What the Centralia order really signals about grid risk
Answer first: The Centralia order signals that decision-makers don’t trust the region’s near-term reliability story enough to let a large thermal unit exit on schedule.
The U.S. Department of Energy directed TransAlta to keep the 730-MW Centralia Unit 2 online under Federal Power Act Section 202(c), citing elevated winter risk in the WECC Northwest and the potential for curtailments affecting critical services. The order is time-bound (90 days), but it lands during the most sensitive period of the year: late December through March, when cold snaps can spike electric heating load and constrain regional transfers.
Whether you agree with the “energy emergency” claim or not, the pattern is consistent across recent interventions: retirements that were administratively approved still get re-litigated under reliability optics. That’s a big deal for:
- Utilities that assumed retirement schedules were settled
- IPP owners trying to plan fuel, staffing, and conversion projects
- Grid operators trying to maintain credibility with a transparent planning process
- Large new loads (data centers) that need confidence in firm capacity
The hidden cost: emergency operations are high-friction operations
Keeping a coal unit online past a planned retirement isn’t like leaving the lights on. It can mean reassembling a workforce plan, extending vendor contracts, managing coal supply, and absorbing additional maintenance risk from equipment that was headed toward shutdown.

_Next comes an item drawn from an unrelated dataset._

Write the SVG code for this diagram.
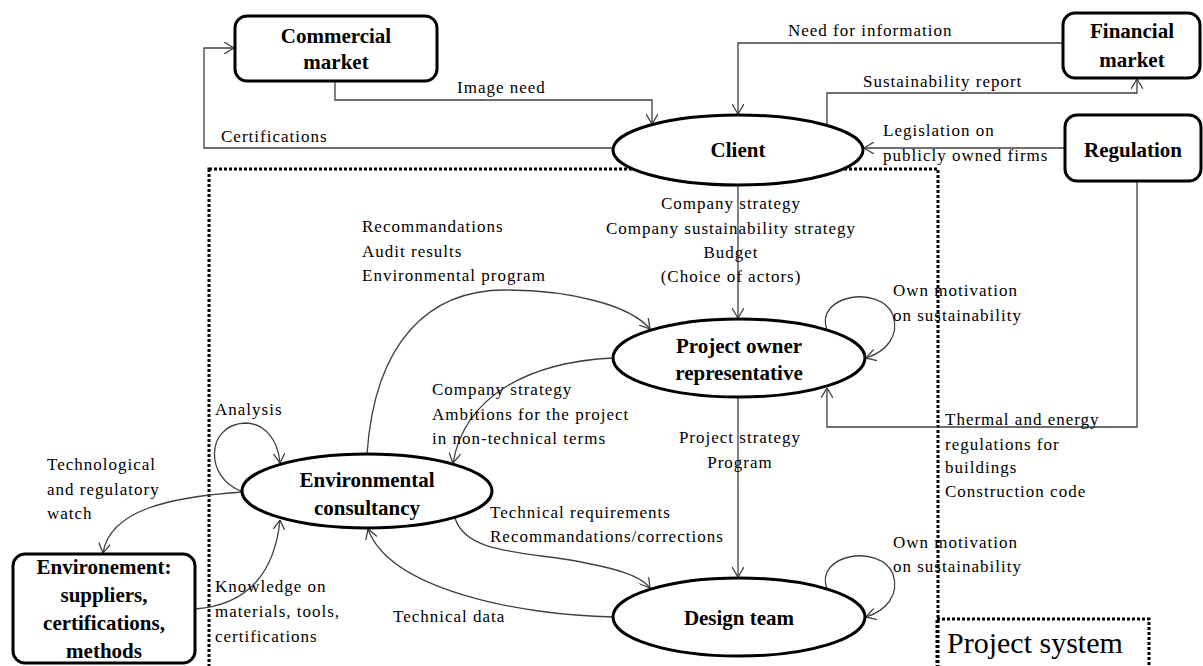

The article notes one concrete example of the cost curve: Consumers Energy reported about $80 million in compliance costs through the end of September for an earlier emergency order at the J.H. Campbell plant, with broader figures cited in filings for the same period. Even when market revenues offset part of it, this is not “free reliability.” It’s reliability purchased at premium pricing, with uncertainty around who pays and how.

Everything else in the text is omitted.